### Requirement
Nothing after the line with "const muruoaAgeMax = [307.0, 343.7];" belongs in the copy; extract the lines below from the top through that line, pictures left out.

>> Start

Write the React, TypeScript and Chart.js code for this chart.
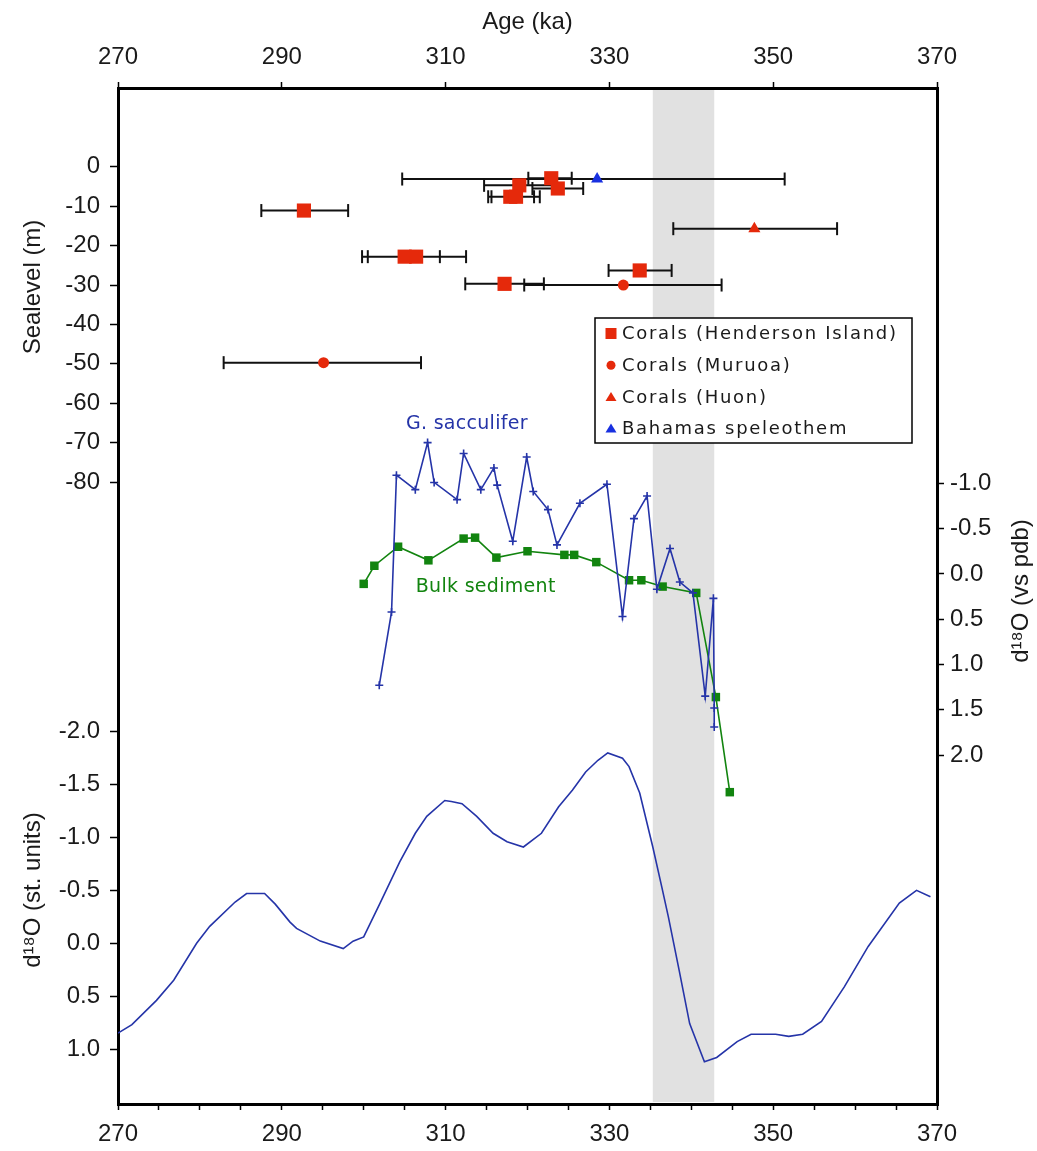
import React, { useEffect, useRef } from 'react';
import { Chart, registerables } from 'chart.js';

Chart.register(...registerables);

// ---------------- axis definitions ----------------
const ageMin = 270;
const ageMax = 370;
const ageTickLabels = [270, 290, 310, 330, 350, 370];
const sealevelTicks = [0, -10, -20, -30, -40, -50, -60, -70, -80];
const stdTicks = [-2.0, -1.5, -1.0, -0.5, 0.0, 0.5, 1.0];
const pdbTicks = [-1.0, -0.5, 0.0, 0.5, 1.0, 1.5, 2.0];

// ---------------- sea level data (age ka, sea level m, age error range) ----------------
const hendersonAge = [292.7, 305.0, 306.4, 317.2, 333.7, 322.9, 319.0, 323.7, 317.9, 318.6];
const hendersonLevel = [-11.1, -22.8, -22.8, -29.7, -26.3, -2.9, -4.7, -5.5, -7.6, -7.6];
const hendersonAgeMin = [287.5, 299.8, 300.5, 312.4, 329.9, 320.1, 314.7, 320.6, 315.2, 315.6];
const hendersonAgeMax = [298.1, 309.3, 312.5, 322.0, 337.6, 325.4, 323.3, 326.8, 320.8, 321.5];

const muruoaAge = [295.1, 331.7];
const muruoaLevel = [-49.7, -30.0];
const muruoaAgeMin = [282.9, 319.6];
const muruoaAgeMax = [307.0, 343.7];

const huonAge = [347.7];
const huonLevel = [-15.7];
const huonAgeMin = [337.8];
const huonAgeMax = [357.8];

const bahamasAge = [328.5];
const bahamasLevel = [-3.1];
const bahamasAgeMin = [304.7];
const bahamasAgeMax = [351.4];

// ---------------- d18O (vs pdb) ----------------
const saccAge = [301.9, 303.4, 304.0, 306.3, 307.8, 308.6, 311.4, 312.2, 314.3, 315.9, 316.3, 318.2, 319.9, 320.7, 322.5, 323.6, 326.4, 329.7, 331.6, 333.0, 334.6, 335.8, 337.4, 338.6, 340.2, 341.7, 342.7, 342.8, 342.8];
const saccValue = [1.23, 0.42, -1.09, -0.93, -1.45, -1.01, -0.82, -1.33, -0.93, -1.17, -0.98, -0.36, -1.29, -0.91, -0.71, -0.32, -0.78, -0.99, 0.47, -0.61, -0.86, 0.17, -0.28, 0.09, 0.21, 1.35, 0.27, 1.48, 1.69];

const bulkAge = [300.0, 301.3, 304.2, 307.9, 312.2, 313.6, 316.2, 320.0, 324.5, 325.7, 328.4, 332.4, 333.9, 336.5, 340.6, 343.0, 344.7];
const bulkValue = [0.11, -0.09, -0.30, -0.15, -0.39, -0.40, -0.18, -0.25, -0.21, -0.21, -0.13, 0.07, 0.07, 0.14, 0.21, 1.36, 2.41];

// ---------------- d18O stack (st. units) ----------------
const stackAge = [270.0, 271.7, 274.7, 276.8, 279.6, 281.2, 284.3, 285.7, 287.9, 289.2, 291.0, 291.8, 294.7, 297.5, 298.7, 300.0, 302.0, 304.4, 306.3, 307.7, 309.9, 310.7, 312.0, 313.8, 315.8, 317.5, 319.5, 321.7, 323.8, 325.5, 327.1, 328.6, 329.8, 331.6, 332.4, 333.7, 335.3, 336.4, 337.2, 338.5, 339.8, 341.6, 343.1, 345.6, 347.3, 350.3, 351.9, 353.6, 355.9, 358.7, 361.6, 365.4, 367.5, 369.2];
const stackValue = [0.85, 0.77, 0.54, 0.35, 0.00, -0.16, -0.39, -0.47, -0.47, -0.37, -0.20, -0.14, -0.02, 0.05, -0.02, -0.06, -0.38, -0.77, -1.04, -1.20, -1.35, -1.34, -1.32, -1.20, -1.04, -0.96, -0.91, -1.04, -1.29, -1.45, -1.62, -1.73, -1.80, -1.75, -1.67, -1.42, -0.91, -0.53, -0.25, 0.25, 0.76, 1.12, 1.08, 0.93, 0.86, 0.86, 0.88, 0.86, 0.74, 0.41, 0.03, -0.38, -0.50, -0.44];

// shaded interval (ka)
const bandStart = 335.3;
const bandEnd = 342.8;

// ---------------- styles ----------------
const RED = '#e5290b';
const BLUE = '#1830e0';
const NAVY = '#2534a8';
const GREEN = '#12840f';
const TXT = '#1a1a1a';
const FONT = '"Liberation Sans", Arial, sans-serif';
const LABEL_FONT = '"DejaVu Sans", Verdana, sans-serif';
const RIGHT_TITLE = 'd¹⁸O (vs pdb)';

const legendItems = [
  { label: 'Corals (Henderson Island)', shape: 'rect', color: RED },
  { label: 'Corals (Muruoa)', shape: 'circle', color: RED },
  { label: 'Corals (Huon)', shape: 'triangle', color: RED },
  { label: 'Bahamas speleothem', shape: 'triangle', color: BLUE },
];

const seriesLabels = [
  { text: 'G. sacculifer', age: 312.6, value: -1.65, color: NAVY },
  { text: 'Bulk sediment', age: 314.9, value: 0.14, color: GREEN },
];

const toPts = (xs: number[], ys: number[]) => xs.map((x, i) => ({ x, y: ys[i] }));

function buildErrorBars() {
  const out: { x: number; y: number | null }[] = [];
  const add = (levels: number[], mins: number[], maxs: number[]) => {
    levels.forEach((y, i) => {
      out.push({ x: mins[i], y });
      out.push({ x: maxs[i], y });
      out.push({ x: maxs[i], y: null });
    });
  };
  add(hendersonLevel, hendersonAgeMin, hendersonAgeMax);
  add(muruoaLevel, muruoaAgeMin, muruoaAgeMax);
  add(huonLevel, huonAgeMin, huonAgeMax);
  add(bahamasLevel, bahamasAgeMin, bahamasAgeMax);
  return out;
}

const overlayPlugin = {
  id: 'overlay',
  beforeDatasetsDraw(chart: any) {
    const { ctx, chartArea, scales } = chart;
    const x0 = scales.x.getPixelForValue(bandStart);
    const x1 = scales.x.getPixelForValue(bandEnd);
    ctx.save();
    ctx.fillStyle = '#e1e1e1';
    ctx.fillRect(x0, chartArea.top + 2, x1 - x0, chartArea.bottom - chartArea.top - 4);
    ctx.restore();
  },
  afterDatasetsDraw(chart: any) {
    const { ctx, scales } = chart;
    ctx.save();
    // series labels
    ctx.font = `19px ${LABEL_FONT}`;
    (ctx as any).letterSpacing = '0.3px';
    ctx.textAlign = 'center';
    ctx.textBaseline = 'middle';
    seriesLabels.forEach((s) => {
      ctx.fillStyle = s.color;
      ctx.fillText(s.text, scales.x.getPixelForValue(s.age), scales.yPdb.getPixelForValue(s.value));
    });
    // legend
    const L = 595, T = 318, W = 317, H = 125;
    ctx.fillStyle = '#ffffff';
    ctx.fillRect(L, T, W, H);
    ctx.strokeStyle = '#000';
    ctx.lineWidth = 1.5;
    ctx.strokeRect(L, T, W, H);
    ctx.font = `18px ${LABEL_FONT}`;
    (ctx as any).letterSpacing = '1.7px';
    ctx.textAlign = 'left';
    legendItems.forEach((it, i) => {
      const cy = T + 15.5 + i * 31.7;
      const cx = L + 16;
      ctx.fillStyle = it.color;
      ctx.beginPath();
      if (it.shape === 'rect') {
        ctx.rect(cx - 5.5, cy - 5.5, 11, 11);
      } else if (it.shape === 'circle') {
        ctx.arc(cx, cy, 4.5, 0, Math.PI * 2);
      } else {
        ctx.moveTo(cx, cy - 5);
        ctx.lineTo(cx + 5.5, cy + 4);
        ctx.lineTo(cx - 5.5, cy + 4);
        ctx.closePath();
      }
      ctx.fill();
      ctx.fillStyle = TXT;
      ctx.fillText(it.label, L + 27, cy + 1);
    });
    ctx.restore();

    // right axis title, reading bottom-to-top like the left titles
    const r = scales.yPdb;
    ctx.save();
    (ctx as any).letterSpacing = '0px';
    ctx.font = `24px ${FONT}`;
    ctx.fillStyle = TXT;
    ctx.textAlign = 'center';
    ctx.textBaseline = 'middle';
    ctx.translate(r.right - 15.5, (r.top + r.bottom) / 2 - 5);
    ctx.rotate(-Math.PI / 2);
    ctx.fillText(RIGHT_TITLE, 0, 0);
    ctx.restore();
  },
};

export default function App() {
  const canvasRef = useRef<HTMLCanvasElement | null>(null);

  useEffect(() => {
    if (!canvasRef.current) return;
    const tickFont = { family: FONT, size: 24 };
    const titleFont = { family: FONT, size: 24 };
    const border = { display: true, width: 3, color: '#000' };
    const gridFor = (len: number) => ({
      drawOnChartArea: false,
      drawTicks: true,
      tickLength: len,
      tickWidth: 1.5,
      tickColor: '#000',
      lineWidth: 3,
      color: '#000',
    });

    const chart = new Chart(canvasRef.current, {
      type: 'line',
      data: {
        datasets: [
          {
            label: 'Corals (Henderson Island)',
            data: toPts(hendersonAge, hendersonLevel),
            xAxisID: 'x',
            yAxisID: 'ySea',
            showLine: false,
            pointStyle: 'rect',
            pointRadius: 10,
            pointBackgroundColor: RED,
            pointBorderColor: RED,
            pointBorderWidth: 0,
            order: 0,
          },
          {
            label: 'Corals (Muruoa)',
            data: toPts(muruoaAge, muruoaLevel),
            xAxisID: 'x',
            yAxisID: 'ySea',
            showLine: false,
            pointStyle: 'circle',
            pointRadius: 5.5,
            pointBackgroundColor: RED,
            pointBorderColor: RED,
            pointBorderWidth: 0,
            order: 0,
          },
          {
            label: 'Corals (Huon)',
            data: toPts(huonAge, huonLevel),
            xAxisID: 'x',
            yAxisID: 'ySea',
            showLine: false,
            pointStyle: 'triangle',
            pointRadius: 7,
            pointBackgroundColor: RED,
            pointBorderColor: RED,
            pointBorderWidth: 0,
            order: 0,
          },
          {
            label: 'Bahamas speleothem',
            data: toPts(bahamasAge, bahamasLevel),
            xAxisID: 'x',
            yAxisID: 'ySea',
            showLine: false,
            pointStyle: 'triangle',
            pointRadius: 7,
            pointBackgroundColor: BLUE,
            pointBorderColor: BLUE,
            pointBorderWidth: 0,
            order: 0,
          },
          {
            label: 'age errors',
            data: buildErrorBars(),
            xAxisID: 'x',
            yAxisID: 'ySea',
            borderColor: '#111',
            borderWidth: 2,
            spanGaps: false,
            pointStyle: 'line',
            pointRotation: 90,
            pointRadius: 6.5,
            pointBorderWidth: 2,
            pointBorderColor: '#111',
            order: 5,
          },
          {
            label: 'G. sacculifer',
            data: toPts(saccAge, saccValue),
            xAxisID: 'x',
            yAxisID: 'yPdb',
            borderColor: NAVY,
            borderWidth: 1.6,
            pointStyle: 'cross',
            pointRadius: 4,
            pointBorderWidth: 1.6,
            pointBorderColor: NAVY,
            pointBackgroundColor: NAVY,
            order: 2,
          },
          {
            label: 'Bulk sediment',
            data: toPts(bulkAge, bulkValue),
            xAxisID: 'x',
            yAxisID: 'yPdb',
            borderColor: GREEN,
            borderWidth: 1.6,
            pointStyle: 'rect',
            pointRadius: 6,
            pointBorderWidth: 0,
            pointBackgroundColor: GREEN,
            pointBorderColor: GREEN,
            order: 3,
          },
          {
            label: 'd18O stack',
            data: toPts(stackAge, stackValue),
            xAxisID: 'x',
            yAxisID: 'yStd',
            borderColor: NAVY,
            borderWidth: 1.6,
            pointRadius: 0,
            order: 6,
          },
        ],
      },
      options: {
        responsive: false,
        animation: false,
        events: [],
        layout: { padding: 0 },
        plugins: {
          legend: { display: false },
          tooltip: { enabled: false },
        },
        scales: {
          x: {
            type: 'linear',
            position: 'bottom',
            min: ageMin,
            max: ageMax,
            ticks: {
              stepSize: 5,
              autoSkip: false,
              maxRotation: 0,
              padding: 10,
              color: TXT,
              font: tickFont,
              callback: (v: any) => (ageTickLabels.includes(Number(v)) ? String(v) : ''),
            },
            grid: gridFor(6),
            border,
            afterFit: (s: any) => {
              s.height = 47;
            },
          },
          x2: {
            type: 'linear',
            position: 'top',
            min: ageMin,
            max: ageMax,
            ticks: {
              stepSize: 20,
              autoSkip: false,
              maxRotation: 0,
              padding: 10,
              color: TXT,
              font: tickFont,
            },
            title: {
              display: true,
              text: 'Age (ka)',
              color: TXT,
              font: titleFont,
              padding: { top: 7.6, bottom: 0 },
            },
            grid: gridFor(6),
            border,
            afterFit: (s: any) => {
              s.height = 88;
            },
          },
          ySea: {
            type: 'linear',
            position: 'left',
            stack: 'left',
            stackWeight: 398,
            weight: 3,
            min: -81,
            max: 20,
            afterBuildTicks: (s: any) => {
              s.ticks = sealevelTicks.map((v) => ({ value: v }));
            },
            ticks: {
              autoSkip: false,
              padding: 10,
              color: TXT,
              font: tickFont,
              callback: (v: any) => String(v),
            },
            title: {
              display: true,
              text: 'Sealevel (m)',
              color: TXT,
              font: titleFont,
              padding: { top: 18.6, bottom: 0 },
            },
            grid: gridFor(8),
            border,
            afterFit: (s: any) => {
              s.width = 118;
            },
          },
          yGap: {
            type: 'linear',
            position: 'left',
            stack: 'left',
            stackWeight: 190,
            weight: 2,
            min: 0,
            max: 1,
            ticks: { display: false },
            grid: { display: false, drawTicks: false },
            border,
            afterFit: (s: any) => {
              s.width = 118;
            },
          },
          yStd: {
            type: 'linear',
            position: 'left',
            stack: 'left',
            stackWeight: 428,
            weight: 1,
            reverse: true,
            min: -2.527,
            max: 1.52,
            afterBuildTicks: (s: any) => {
              s.ticks = stdTicks.map((v) => ({ value: v }));
            },
            ticks: {
              autoSkip: false,
              padding: 10,
              color: TXT,
              font: tickFont,
              callback: (v: any) => Number(v).toFixed(1),
            },
            title: {
              display: true,
              text: 'd¹⁸O (st. units)',
              color: TXT,
              font: titleFont,
              padding: { top: 18.6, bottom: 0 },
            },
            grid: gridFor(8),
            border,
            afterFit: (s: any) => {
              s.width = 118;
            },
          },
          yPdb: {
            type: 'linear',
            position: 'right',
            reverse: true,
            min: -5.365,
            max: 5.853,
            afterBuildTicks: (s: any) => {
              s.ticks = pdbTicks.map((v) => ({ value: v }));
            },
            ticks: {
              autoSkip: false,
              padding: 6,
              color: TXT,
              font: tickFont,
              callback: (v: any) => Number(v).toFixed(1),
            },
            title: { display: false },
            grid: gridFor(7),
            border,
            afterFit: (s: any) => {
              s.width = 100;
            },
          },
        },
      } as any,
      plugins: [overlayPlugin],
    });
    return () => chart.destroy();
  }, []);

  return (
    <div style={{ position: 'absolute', left: 0, top: 0, width: 1037, height: 1151, background: '#fff' }}>
      <canvas ref={canvasRef} width={1037} height={1151} style={{ display: 'block', width: 1037, height: 1151 }} />
    </div>
  );
}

>> End

### Complete response
Write the React, TypeScript and Chart.js code for this chart.
import React, { useEffect, useRef } from 'react';
import { Chart, registerables } from 'chart.js';

Chart.register(...registerables);

// ---------------- axis definitions ----------------
const ageMin = 270;
const ageMax = 370;
const ageTickLabels = [270, 290, 310, 330, 350, 370];
const sealevelTicks = [0, -10, -20, -30, -40, -50, -60, -70, -80];
const stdTicks = [-2.0, -1.5, -1.0, -0.5, 0.0, 0.5, 1.0];
const pdbTicks = [-1.0, -0.5, 0.0, 0.5, 1.0, 1.5, 2.0];

// ---------------- sea level data (age ka, sea level m, age error range) ----------------
const hendersonAge = [292.7, 305.0, 306.4, 317.2, 333.7, 322.9, 319.0, 323.7, 317.9, 318.6];
const hendersonLevel = [-11.1, -22.8, -22.8, -29.7, -26.3, -2.9, -4.7, -5.5, -7.6, -7.6];
const hendersonAgeMin = [287.5, 299.8, 300.5, 312.4, 329.9, 320.1, 314.7, 320.6, 315.2, 315.6];
const hendersonAgeMax = [298.1, 309.3, 312.5, 322.0, 337.6, 325.4, 323.3, 326.8, 320.8, 321.5];

const muruoaAge = [295.1, 331.7];
const muruoaLevel = [-49.7, -30.0];
const muruoaAgeMin = [282.9, 319.6];
const muruoaAgeMax = [307.0, 343.7];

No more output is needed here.